:: TASK ::
Extract word for word the lines of the listing from its start to the line holding "import seaborn as sns", both ends kept; pictures are not part of the copy.

:: RAW DATA ::
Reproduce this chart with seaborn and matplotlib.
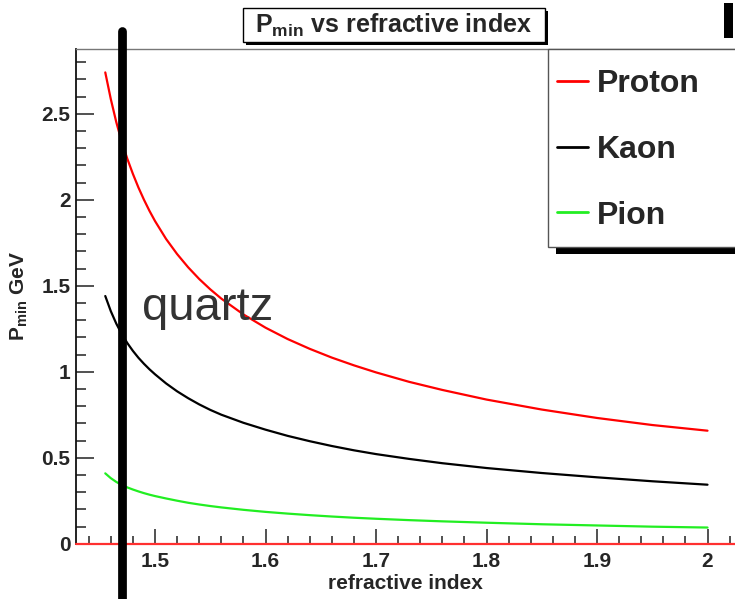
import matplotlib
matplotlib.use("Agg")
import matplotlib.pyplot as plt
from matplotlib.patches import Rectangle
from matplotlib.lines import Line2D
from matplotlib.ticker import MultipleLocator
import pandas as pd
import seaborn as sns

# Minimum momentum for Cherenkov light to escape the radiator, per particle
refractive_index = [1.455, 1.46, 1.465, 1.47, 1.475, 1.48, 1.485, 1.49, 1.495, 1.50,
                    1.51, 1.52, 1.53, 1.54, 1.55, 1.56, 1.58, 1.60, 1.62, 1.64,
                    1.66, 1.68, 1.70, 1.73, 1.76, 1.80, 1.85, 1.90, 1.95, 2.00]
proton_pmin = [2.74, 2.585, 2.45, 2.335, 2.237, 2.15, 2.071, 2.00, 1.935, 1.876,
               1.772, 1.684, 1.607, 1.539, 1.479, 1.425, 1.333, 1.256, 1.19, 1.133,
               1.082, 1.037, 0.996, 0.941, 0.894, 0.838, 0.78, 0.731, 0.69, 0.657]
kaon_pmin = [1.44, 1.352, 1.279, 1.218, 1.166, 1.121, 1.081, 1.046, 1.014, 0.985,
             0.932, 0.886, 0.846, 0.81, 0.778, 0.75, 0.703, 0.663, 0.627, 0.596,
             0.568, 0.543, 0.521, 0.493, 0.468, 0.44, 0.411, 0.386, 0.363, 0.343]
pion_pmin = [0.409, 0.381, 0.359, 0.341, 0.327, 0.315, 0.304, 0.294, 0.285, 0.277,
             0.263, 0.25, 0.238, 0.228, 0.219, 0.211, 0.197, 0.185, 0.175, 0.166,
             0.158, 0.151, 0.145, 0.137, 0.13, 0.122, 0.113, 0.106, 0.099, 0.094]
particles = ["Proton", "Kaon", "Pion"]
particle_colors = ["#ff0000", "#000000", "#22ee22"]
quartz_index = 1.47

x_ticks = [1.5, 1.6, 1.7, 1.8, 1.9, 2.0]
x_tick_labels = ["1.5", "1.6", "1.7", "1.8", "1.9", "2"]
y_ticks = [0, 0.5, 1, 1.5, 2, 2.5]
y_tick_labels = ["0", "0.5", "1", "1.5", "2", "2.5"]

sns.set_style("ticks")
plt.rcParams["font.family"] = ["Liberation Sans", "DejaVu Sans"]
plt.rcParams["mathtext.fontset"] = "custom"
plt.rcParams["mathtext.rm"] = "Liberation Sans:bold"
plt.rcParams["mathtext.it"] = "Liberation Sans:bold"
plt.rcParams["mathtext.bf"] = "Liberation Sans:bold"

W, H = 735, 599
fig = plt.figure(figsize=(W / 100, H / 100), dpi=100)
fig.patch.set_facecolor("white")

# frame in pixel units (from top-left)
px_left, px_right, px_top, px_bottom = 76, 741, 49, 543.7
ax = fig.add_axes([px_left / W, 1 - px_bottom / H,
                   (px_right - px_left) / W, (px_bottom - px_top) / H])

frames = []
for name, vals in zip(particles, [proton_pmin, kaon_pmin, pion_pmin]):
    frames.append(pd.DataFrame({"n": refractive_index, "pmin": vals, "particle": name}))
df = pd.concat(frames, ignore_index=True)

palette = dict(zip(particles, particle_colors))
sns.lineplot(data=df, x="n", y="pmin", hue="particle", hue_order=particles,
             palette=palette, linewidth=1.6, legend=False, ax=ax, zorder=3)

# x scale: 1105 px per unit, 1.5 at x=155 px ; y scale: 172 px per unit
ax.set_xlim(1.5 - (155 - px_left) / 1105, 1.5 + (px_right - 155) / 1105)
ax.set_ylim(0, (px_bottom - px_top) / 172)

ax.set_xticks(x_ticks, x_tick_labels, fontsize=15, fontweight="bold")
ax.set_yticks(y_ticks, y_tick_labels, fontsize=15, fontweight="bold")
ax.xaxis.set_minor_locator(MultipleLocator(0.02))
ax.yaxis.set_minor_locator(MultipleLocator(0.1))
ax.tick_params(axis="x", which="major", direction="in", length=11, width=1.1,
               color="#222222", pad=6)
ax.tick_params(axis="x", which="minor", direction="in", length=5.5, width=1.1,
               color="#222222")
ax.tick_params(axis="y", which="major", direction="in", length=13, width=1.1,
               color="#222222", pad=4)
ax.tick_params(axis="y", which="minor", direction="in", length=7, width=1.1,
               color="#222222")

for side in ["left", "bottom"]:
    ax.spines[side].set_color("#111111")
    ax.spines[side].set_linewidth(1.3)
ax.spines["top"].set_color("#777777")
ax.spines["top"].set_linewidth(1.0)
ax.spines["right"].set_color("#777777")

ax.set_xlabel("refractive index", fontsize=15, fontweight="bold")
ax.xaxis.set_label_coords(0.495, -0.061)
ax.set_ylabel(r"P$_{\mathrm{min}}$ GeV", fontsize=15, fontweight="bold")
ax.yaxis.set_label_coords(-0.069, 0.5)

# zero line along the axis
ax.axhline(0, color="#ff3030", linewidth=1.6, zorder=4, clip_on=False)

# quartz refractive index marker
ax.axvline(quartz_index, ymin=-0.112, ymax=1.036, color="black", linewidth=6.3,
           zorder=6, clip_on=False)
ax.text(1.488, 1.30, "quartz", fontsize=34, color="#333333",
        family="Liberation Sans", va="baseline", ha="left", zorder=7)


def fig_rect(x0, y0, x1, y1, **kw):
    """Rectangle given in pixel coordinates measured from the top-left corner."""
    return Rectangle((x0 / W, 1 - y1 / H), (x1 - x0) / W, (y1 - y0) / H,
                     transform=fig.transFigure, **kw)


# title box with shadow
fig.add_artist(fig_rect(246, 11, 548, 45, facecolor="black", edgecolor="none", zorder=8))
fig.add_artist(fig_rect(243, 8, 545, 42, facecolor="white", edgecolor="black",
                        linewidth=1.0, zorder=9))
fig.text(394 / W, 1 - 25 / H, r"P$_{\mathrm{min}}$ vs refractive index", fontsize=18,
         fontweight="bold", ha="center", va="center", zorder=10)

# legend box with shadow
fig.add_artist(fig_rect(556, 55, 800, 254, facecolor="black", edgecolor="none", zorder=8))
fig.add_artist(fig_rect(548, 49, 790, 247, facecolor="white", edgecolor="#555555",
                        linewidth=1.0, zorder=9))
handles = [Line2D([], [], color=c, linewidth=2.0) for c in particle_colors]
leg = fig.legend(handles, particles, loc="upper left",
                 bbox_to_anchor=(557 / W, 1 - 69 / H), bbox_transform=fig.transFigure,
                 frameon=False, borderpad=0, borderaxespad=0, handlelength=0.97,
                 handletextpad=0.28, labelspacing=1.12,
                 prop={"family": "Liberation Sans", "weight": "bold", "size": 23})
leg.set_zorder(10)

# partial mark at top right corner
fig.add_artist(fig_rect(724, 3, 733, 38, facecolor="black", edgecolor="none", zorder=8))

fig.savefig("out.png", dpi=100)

:: FULL ANSWER ::
Reproduce this chart with seaborn and matplotlib.
import matplotlib
matplotlib.use("Agg")
import matplotlib.pyplot as plt
from matplotlib.patches import Rectangle
from matplotlib.lines import Line2D
from matplotlib.ticker import MultipleLocator
import pandas as pd
import seaborn as sns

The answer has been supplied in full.